The idea of the Internet as an expression of a conscious mental internet is not really a stretch. While the population at large may imagine their minds are contained within their brains, the idea of a distributed mind (or distributed cognition) is a fairly common trope in scientific and critical theoretical circles. (At this very moment, I am connecting your mind with ideas I have gleaned from a variety of other minds.) So, the concept of a networked mind is both a defensible and fairly easily imaginable scheme.

Another approach to the analogy of the Internet and the conscious mind would be to argue that since the computer and the Internet were created by human minds, they necessarily bear an affinity to the mind and its social/communicative functions. This argument is commonplace.

Simonsen, however, challenges us to link the Internet with paranormal phenomena such as telepathy, clairvoyance, and precogntion rather than everyday human communication. This, as Simonsen notes, is a potential stumbling block for most academics and laypersons. We understand how language technology is nested in Internet communication, but how can we understand the “mechanisms” of paranormal phenomena, say, telepathy as analogous to the mechanisms of the Internet? What, other than the ancient and yet perennially elusive notion of “consciousness” offers any basis for an explanatory hypothesis?

Simonsen’s text provides various answers, but sometimes indirectly. An excerpt from the book published on a previous Paracultures post describes telepathic communication among indigenous peoples and suggests that telepathic communication preceded the spoken word (136 - 138). If telepathic communication preceded the spoken word and writing systems, then perhaps it is also in some way nested in conventional language. If this is the case, then telepathy may also be nested in the Internet. But how does it work?
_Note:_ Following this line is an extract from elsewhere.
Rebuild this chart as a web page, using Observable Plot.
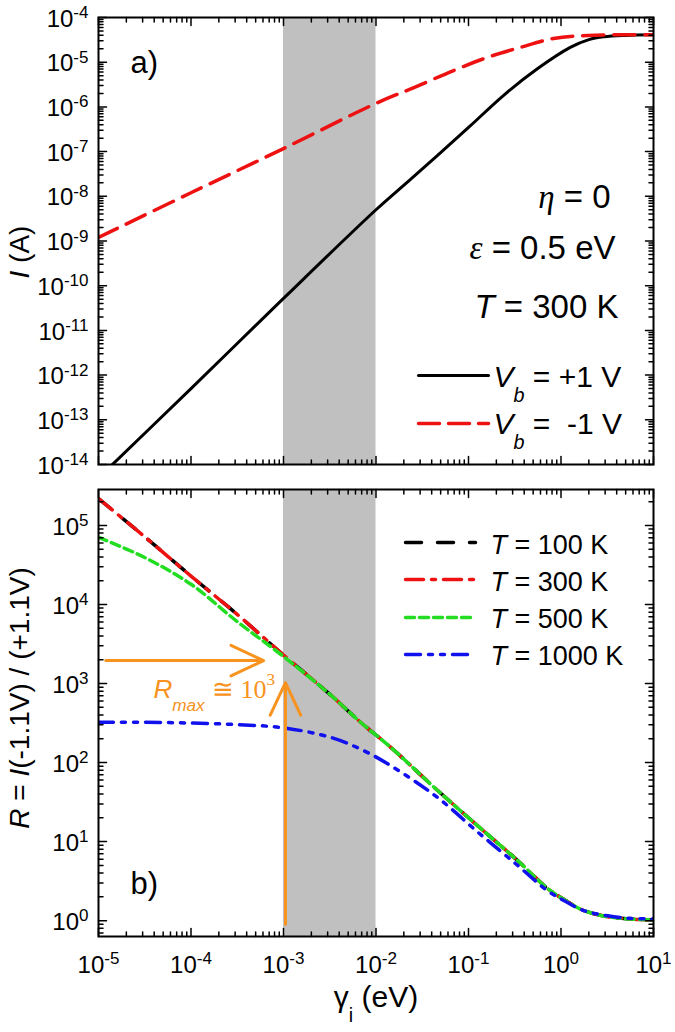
<!DOCTYPE html>
<html>
<head>
<meta charset="utf-8">
<script src="https://cdn.jsdelivr.net/npm/d3@7"></script>
<script src="https://cdn.jsdelivr.net/npm/@observablehq/plot@0.6"></script>
<style>
  body { margin: 0; background: #fff; }
  #chart svg { display: block; }
  #chart text { white-space: pre; }
</style>
</head>
<body>
<div id="chart"></div>
<script>
// ---------------- data ----------------
const xDomain = [1e-5, 1e1];
const topYDomain = [1e-14, 1e-4];
const botYDomain = [0.63, 2.85e5];
const shadedBand = [{x1: 1e-3, x2: 1e-2}];

const xMajorTicks = [1e-5, 1e-4, 1e-3, 1e-2, 1e-1, 1e0, 1e1];
const xTickLabels = ["10^{-5}", "10^{-4}", "10^{-3}", "10^{-2}", "10^{-1}", "10^{0}", "10^{1}"];
const topYMajorTicks = [1e-14, 1e-13, 1e-12, 1e-11, 1e-10, 1e-9, 1e-8, 1e-7, 1e-6, 1e-5, 1e-4];
const topYTickLabels = ["10^{-14}", "10^{-13}", "10^{-12}", "10^{-11}", "10^{-10}", "10^{-9}", "10^{-8}", "10^{-7}", "10^{-6}", "10^{-5}", "10^{-4}"];
const botYMajorTicks = [1e0, 1e1, 1e2, 1e3, 1e4, 1e5];
const botYTickLabels = ["10^{0}", "10^{1}", "10^{2}", "10^{3}", "10^{4}", "10^{5}"];

// panel a) : current vs gamma_i
const gammaPlus = [1e-5, 1e-4, 1e-3, 1e-2, 2.2e-2, 4.6e-2, 0.105, 0.24, 0.56, 1.26, 2.0, 2.9, 5.0, 10];
const currentPlus = [5.0e-15, 5.0e-13, 5.2e-11, 5.0e-9, 2.1e-8, 8.1e-8, 3.8e-7, 1.82e-6, 7.2e-6, 2.14e-5, 3.2e-5, 3.7e-5, 3.98e-5, 4.1e-5];
const gammaMinus = [1e-5, 1e-4, 1e-3, 1e-2, 2.57e-2, 6.9e-2, 0.162, 0.363, 0.83, 1.95, 6.8, 10];
const currentMinus = [1.2e-9, 1.2e-8, 1.17e-7, 1.2e-6, 2.7e-6, 6.5e-6, 1.29e-5, 2.14e-5, 3.4e-5, 3.98e-5, 4.1e-5, 4.1e-5];

// panel b) : rectification ratio vs gamma_i
const gammaR = [1e-5, 3.2e-5, 1e-4, 3.2e-4, 1e-3, 3.2e-3, 6.8e-3, 1.45e-2, 4.6e-2, 0.126, 0.34, 0.71, 1.07, 1.74, 3.2, 5.6, 10];
const ratio100K = [2.19e5, 7.1e4, 2.29e4, 7.4e3, 2.29e3, 724, 324, 155, 44.7, 15.8, 5.75, 2.57, 1.86, 1.35, 1.12, 1.05, 1.02];
const ratio300K = [2.19e5, 7.1e4, 2.29e4, 7.4e3, 2.29e3, 724, 324, 155, 44.7, 15.8, 5.75, 2.57, 1.86, 1.35, 1.12, 1.05, 1.02];
const ratio500K = [7.1e4, 3.9e4, 1.8e4, 6.0e3, 2.2e3, 724, 324, 155, 44.7, 15.8, 5.75, 2.57, 1.86, 1.35, 1.12, 1.05, 1.02];
const ratio1000K = [324, 324, 316, 302, 275, 209, 148, 91, 36.3, 13.2, 5.0, 2.4, 1.8, 1.35, 1.15, 1.07, 1.05];
const temperatures = ["100 K", "300 K", "500 K", "1000 K"];

const rmaxArrows = [
  {x1: 1.2e-5, y1: 1950, x2: 6.1e-4, y2: 1950},
  {x1: 1.05e-3, y1: 0.9, x2: 1.05e-3, y2: 1030}
];

// ---------------- helpers ----------------
const SANS = "'Liberation Sans', Arial, sans-serif";
const SERIF = "'Liberation Serif', 'Times New Roman', serif";
const ORANGE = "#f7931e";
const RED = "#ee1111", GREEN = "#22dd22", BLUE = "#1111ee";

const toRows = (xs, ys) => xs.map((x, i) => ({x, y: ys[i]}));
const labelFor = (ticks, labels) => (d) => labels[ticks.indexOf(d)];

function minorTicks([lo, hi]) {
  const out = [];
  for (let e = Math.floor(Math.log10(lo)); e <= Math.ceil(Math.log10(hi)); e++)
    for (let k = 2; k <= 9; k++) {
      const v = k * Math.pow(10, e);
      if (v >= lo && v <= hi) out.push(v);
    }
  return out;
}

const lineShape = {draw(ctx, l) { ctx.moveTo(0, 0); ctx.lineTo(0, -l); }};

function frameTicks(xDom, yDom, xMajor, yMajor) {
  const marks = [];
  const common = {anchor: "start", shape: lineShape, stroke: "black", strokeWidth: 1.5};
  for (const [vals, len] of [[xMajor, 8], [minorTicks(xDom), 4.5]]) {
    marks.push(Plot.vector(vals, {x: d => d, y: () => yDom[0], rotate: 0, length: len, ...common}));
    marks.push(Plot.vector(vals, {x: d => d, y: () => yDom[1], rotate: 180, length: len, ...common}));
  }
  for (const [vals, len] of [[yMajor, 8], [minorTicks(yDom), 4.5]]) {
    marks.push(Plot.vector(vals, {y: d => d, x: () => xDom[0], rotate: 90, length: len, ...common}));
    marks.push(Plot.vector(vals, {y: d => d, x: () => xDom[1], rotate: -90, length: len, ...common}));
  }
  return marks;
}

function note(text, {dx, dy, size, anchor = "start", fill = "black", frameAnchor = "top-left", rotate = 0}) {
  return Plot.text([text], {text: d => d, frameAnchor, dx, dy, fontSize: size, textAnchor: anchor,
    lineAnchor: "bottom", fill, rotate});
}

function legendLine({dx, dy, stroke, dash, width = 3}) {
  return Plot.vector([0], {frameAnchor: "top-left", dx, dy, rotate: 90, length: 70, anchor: "start",
    shape: lineShape, stroke, strokeWidth: width, strokeDasharray: dash});
}

// rich text: *italic*, ~serif italic~, %serif%, ^{sup}, _{sub}
function richify(selection, {supShift = 0.5, subShift = 0.5, ratio = 0.68} = {}) {
  selection.each(function () {
    const el = this;
    if (el.__rich) return;
    const s = el.textContent;
    if (!/[*~%]|\^\{|_\{/.test(s)) return;
    el.__rich = true;
    const base = parseFloat(getComputedStyle(el).fontSize) || 16;
    const re = /\^\{([^}]*)\}|_\{([^}]*)\}|\*([^*]*)\*|~([^~]*)~|%([^%]*)%|([^*~%^_]+|[\^_])/g;
    while (el.firstChild) el.removeChild(el.firstChild);
    let cur = 0, m;
    const styleOf = (inner) => {
      let mm;
      if ((mm = inner.match(/^\*(.*)\*$/))) return [mm[1], {italic: true}];
      if ((mm = inner.match(/^~(.*)~$/))) return [mm[1], {italic: true, serif: true}];
      if ((mm = inner.match(/^%(.*)%$/))) return [mm[1], {serif: true}];
      return [inner, {}];
    };
    const add = (txt, style, shift, small) => {
      const t = document.createElementNS("http://www.w3.org/2000/svg", "tspan");
      t.textContent = txt;
      if (style.italic) t.setAttribute("font-style", "italic");
      if (style.serif) t.setAttribute("font-family", SERIF);
      if (small) t.setAttribute("font-size", (base * ratio).toFixed(2));
      const dy = shift - cur;
      if (dy) t.setAttribute("dy", dy.toFixed(2));
      cur = shift;
      el.appendChild(t);
    };
    while ((m = re.exec(s))) {
      if (m[1] != null) { const [t, st] = styleOf(m[1]); add(t, st, -supShift * base, true); }
      else if (m[2] != null) { const [t, st] = styleOf(m[2]); add(t, st, subShift * base, true); }
      else if (m[3] != null) add(m[3], {italic: true}, 0, false);
      else if (m[4] != null) add(m[4], {italic: true, serif: true}, 0, false);
      else if (m[5] != null) add(m[5], {serif: true}, 0, false);
      else add(m[6], {}, 0, false);
    }
  });
}

const style = {fontFamily: SANS, color: "black", background: "white", overflow: "visible"};

// ---------------- panel a ----------------
const plotA = Plot.plot({
  width: 675, height: 477,
  marginTop: 17, marginBottom: 13, marginLeft: 98, marginRight: 22,
  style,
  x: {type: "log", domain: xDomain, axis: null},
  y: {type: "log", domain: topYDomain, axis: null},
  marks: [
    Plot.rect(shadedBand, {x1: "x1", x2: "x2", y1: () => topYDomain[0], y2: () => topYDomain[1], fill: "#c0c0c0"}),
    Plot.line(toRows(gammaPlus, currentPlus), {x: "x", y: "y", stroke: "black", strokeWidth: 3, curve: "catmull-rom", clip: true}),
    Plot.line(toRows(gammaMinus, currentMinus), {x: "x", y: "y", stroke: RED, strokeWidth: 3.5, strokeDasharray: "21,10", curve: "catmull-rom", clip: true}),
    Plot.axisY({ticks: topYMajorTicks, tickFormat: labelFor(topYMajorTicks, topYTickLabels), tickSize: 0, tickPadding: 10, fontSize: 24, label: null, dy: 1.5}),
    note("*I* (A)", {frameAnchor: "left", dx: -70, dy: 11, size: 28, anchor: "middle", rotate: -90}),
    note("a)", {dx: 32, dy: 55, size: 31}),
    note("~η~ = 0", {dx: 512, dy: 190, size: 33, anchor: "end"}),
    note("~ε~ = 0.5 eV", {dx: 517, dy: 241, size: 33, anchor: "end"}),
    note("*T* = 300 K", {dx: 520, dy: 300, size: 33, anchor: "end"}),
    legendLine({dx: 320, dy: 358, stroke: "black", dash: null, width: 3}),
    legendLine({dx: 320, dy: 406, stroke: RED, dash: "21,9", width: 3.5}),
    note("*V*_{*b*} = +1 V", {dx: 395, dy: 369, size: 30}),
    note("*V*_{*b*} =  -1 V", {dx: 395, dy: 416, size: 30}),
    ...frameTicks(xDomain, topYDomain, xMajorTicks, topYMajorTicks),
    Plot.frame({stroke: "black", strokeWidth: 2})
  ]
});

// ---------------- panel b ----------------
const bLegend = [
  {stroke: "black", dash: "16,16"},
  {stroke: RED, dash: "18,8,4,8"},
  {stroke: GREEN, dash: "9,5"},
  {stroke: BLUE, dash: "15,8,4,8,4,8"}
];
const bLineY = [53, 90, 128, 165];
const bTextY = [64, 101, 138, 175];

const plotB = Plot.plot({
  width: 675, height: 555,
  marginTop: 12, marginBottom: 96, marginLeft: 98, marginRight: 22,
  style,
  x: {type: "log", domain: xDomain, axis: null},
  y: {type: "log", domain: botYDomain, axis: null},
  marks: [
    Plot.rect(shadedBand, {x1: "x1", x2: "x2", y1: () => botYDomain[0], y2: () => botYDomain[1], fill: "#c0c0c0"}),
    Plot.line(toRows(gammaR, ratio100K), {x: "x", y: "y", stroke: "black", strokeWidth: 3.5, strokeDasharray: bLegend[0].dash, curve: "catmull-rom", clip: true}),
    Plot.line(toRows(gammaR, ratio300K), {x: "x", y: "y", stroke: RED, strokeWidth: 3.5, strokeDasharray: bLegend[1].dash, curve: "catmull-rom", clip: true}),
    Plot.line(toRows(gammaR, ratio500K), {x: "x", y: "y", stroke: GREEN, strokeWidth: 3.5, strokeDasharray: bLegend[2].dash, curve: "catmull-rom", clip: true}),
    Plot.line(toRows(gammaR, ratio1000K), {x: "x", y: "y", stroke: BLUE, strokeWidth: 3.5, strokeDasharray: bLegend[3].dash, curve: "catmull-rom", clip: true}),
    Plot.arrow(rmaxArrows, {x1: "x1", y1: "y1", x2: "x2", y2: "y2", stroke: ORANGE, strokeWidth: 3, headLength: 18, headAngle: 50, bend: 0}),
    note("*R*_{*max*} %≅ 10%^{%3%}", {dx: 55, dy: 208, size: 26, fill: ORANGE}),
    Plot.axisY({ticks: botYMajorTicks, tickFormat: labelFor(botYMajorTicks, botYTickLabels), tickSize: 0, tickPadding: 10, fontSize: 24, label: null, dy: 1.5}),
    Plot.axisX({ticks: xMajorTicks, tickFormat: labelFor(xMajorTicks, xTickLabels), tickSize: 0, tickPadding: 19, fontSize: 24, label: null}),
    note("*R* = *I*(-1.1V) / (+1.1V)", {frameAnchor: "left", dx: -70, dy: -15, size: 28, anchor: "middle", rotate: -90}),
    note("γ_{i} (eV)", {frameAnchor: "bottom", dx: 0, dy: 70, size: 30, anchor: "middle"}),
    note("b)", {dx: 32, dy: 404, size: 31}),
    ...bLegend.map((l, i) => legendLine({dx: 307, dy: bLineY[i], stroke: l.stroke, dash: l.dash, width: 3.5})),
    ...temperatures.map((t, i) => note(`*T* = ${t}`, {dx: 392, dy: bTextY[i], size: 27})),
    ...frameTicks(xDomain, botYDomain, xMajorTicks, botYMajorTicks),
    Plot.frame({stroke: "black", strokeWidth: 2})
  ]
});

const chart = document.getElementById("chart");
chart.appendChild(plotA);
chart.appendChild(plotB);
for (const svg of [plotA, plotB]) {
  richify(d3.select(svg).selectAll('g[aria-label$="tick label"] text'), {supShift: 0.36, ratio: 0.71});
  richify(d3.select(svg).selectAll("text"), {supShift: 0.5, subShift: 0.5, ratio: 0.66});
}
</script>
</body>
</html>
Here I recruit James’s colleague and correspondent Henri Bergson. Bergson asserted that the intellect blocks human beings from instinct, creativity, and mystical/paranormal experience. However, he also suggested that a “fringe” of instinct remains intact around the intellect, and this is the source of true creativity and transcendent, mystical experience (Creative Evolution).
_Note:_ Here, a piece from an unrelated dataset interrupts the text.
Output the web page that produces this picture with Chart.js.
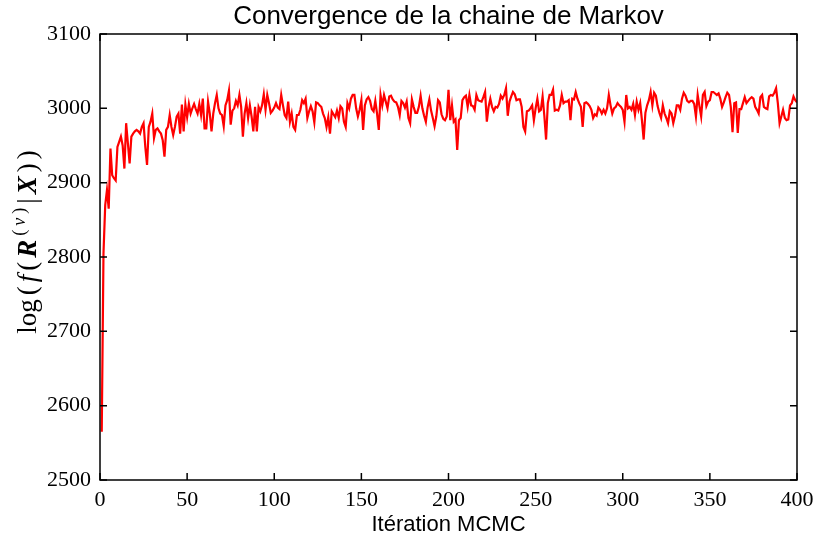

It seems self-evident that the Internet is built on the foundation of human language—writing, speech, and other symbol systems like the visual arts. In other words, speech and writing are nested in the Internet, and are conditions of the possibility of Internet communication. By analogy, paranormal communication may be nested in language. So, following Simonsen’s idea that telepathy preceded language and Bergson’s idea that a fringe of instinct remains intact in the intellect, the technology of the paranormal may be instinct.
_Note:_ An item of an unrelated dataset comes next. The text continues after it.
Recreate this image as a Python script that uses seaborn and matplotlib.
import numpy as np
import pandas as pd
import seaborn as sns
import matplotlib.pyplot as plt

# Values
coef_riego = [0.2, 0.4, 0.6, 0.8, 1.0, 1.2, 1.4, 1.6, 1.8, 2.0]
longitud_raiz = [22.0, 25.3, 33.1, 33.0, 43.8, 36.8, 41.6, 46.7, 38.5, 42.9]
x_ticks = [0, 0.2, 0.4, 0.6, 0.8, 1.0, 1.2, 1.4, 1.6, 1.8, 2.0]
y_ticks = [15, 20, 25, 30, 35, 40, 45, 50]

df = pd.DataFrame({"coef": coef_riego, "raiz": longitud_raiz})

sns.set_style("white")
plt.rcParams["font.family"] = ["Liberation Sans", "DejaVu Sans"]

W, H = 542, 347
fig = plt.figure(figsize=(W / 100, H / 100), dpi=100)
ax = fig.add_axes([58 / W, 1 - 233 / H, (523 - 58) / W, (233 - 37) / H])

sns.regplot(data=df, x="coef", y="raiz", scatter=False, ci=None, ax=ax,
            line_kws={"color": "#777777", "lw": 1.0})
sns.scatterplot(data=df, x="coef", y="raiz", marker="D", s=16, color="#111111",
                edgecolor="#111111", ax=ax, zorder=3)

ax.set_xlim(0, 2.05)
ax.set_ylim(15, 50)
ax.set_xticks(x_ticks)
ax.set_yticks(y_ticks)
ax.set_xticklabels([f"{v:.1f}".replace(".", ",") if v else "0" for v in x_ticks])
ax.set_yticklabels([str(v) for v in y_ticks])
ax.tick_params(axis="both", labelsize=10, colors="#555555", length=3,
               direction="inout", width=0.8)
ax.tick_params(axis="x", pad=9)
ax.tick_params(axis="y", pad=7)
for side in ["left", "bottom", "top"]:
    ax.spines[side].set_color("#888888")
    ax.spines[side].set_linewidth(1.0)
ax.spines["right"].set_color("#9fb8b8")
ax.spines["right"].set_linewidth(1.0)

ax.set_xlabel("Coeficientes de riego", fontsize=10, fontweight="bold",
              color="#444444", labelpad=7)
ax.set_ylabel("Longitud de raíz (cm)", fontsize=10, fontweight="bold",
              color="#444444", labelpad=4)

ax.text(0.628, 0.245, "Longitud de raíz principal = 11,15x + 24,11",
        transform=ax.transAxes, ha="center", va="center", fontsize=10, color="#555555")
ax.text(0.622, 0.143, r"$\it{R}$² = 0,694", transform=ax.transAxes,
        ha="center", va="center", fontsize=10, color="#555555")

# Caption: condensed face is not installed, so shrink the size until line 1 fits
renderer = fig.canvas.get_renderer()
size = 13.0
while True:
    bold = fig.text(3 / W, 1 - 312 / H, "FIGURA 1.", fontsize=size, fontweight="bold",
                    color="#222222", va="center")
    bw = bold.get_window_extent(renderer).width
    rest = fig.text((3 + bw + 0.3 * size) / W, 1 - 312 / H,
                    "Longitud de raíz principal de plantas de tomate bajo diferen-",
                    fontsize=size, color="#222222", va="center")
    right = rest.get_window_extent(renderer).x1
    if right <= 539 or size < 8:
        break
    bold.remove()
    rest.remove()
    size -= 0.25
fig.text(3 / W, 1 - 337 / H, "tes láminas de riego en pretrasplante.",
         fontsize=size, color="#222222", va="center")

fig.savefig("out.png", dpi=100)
At this point I refer readers to Simonsen’s section on animals, in his discussion of Rupert Sheldrake (431 - 442). Instinct in non-human animals is settled science (in a sense). We can’t explain it, but we readily acknowledge that it exists. We ascribe to animals, superpowers that we deny exist in humans. How do migratory birds navigate halfway across the globe? We don’t know how, but we know that they do, and we are working on explanatory hypotheses. Among the interesting examples of animal superpowers discussed in Simonsen’s book are the synchronous coordination of birds flying in flocks and dogs who know when their humans are coming home, even if the humans appear at arbitrary intervals. How do they know? Instinct perhaps.

So, I’m positing instinct, a known scientific “quantity” in lieu of the Gordian knot of consciousness. However, I’d also like to suggest that non-human instinct is not a lower or more “basic” faculty than human consciousness. Evidence from human cultural history suggests that various types of communication technologies are in a trade-off relationship. Just as Internet literacy (en masse) has compromised reading and writing skills, and writing compromised speech communication skills and the arts of memory, so too, human language and other early technologies may have compromised paranormal communication ability.

Ancient, old-world, and new-age mysticisms generally express the desire of human beings to transcend their humanity and become gods. Shamanic cultures, conversely, become animal. Hmm.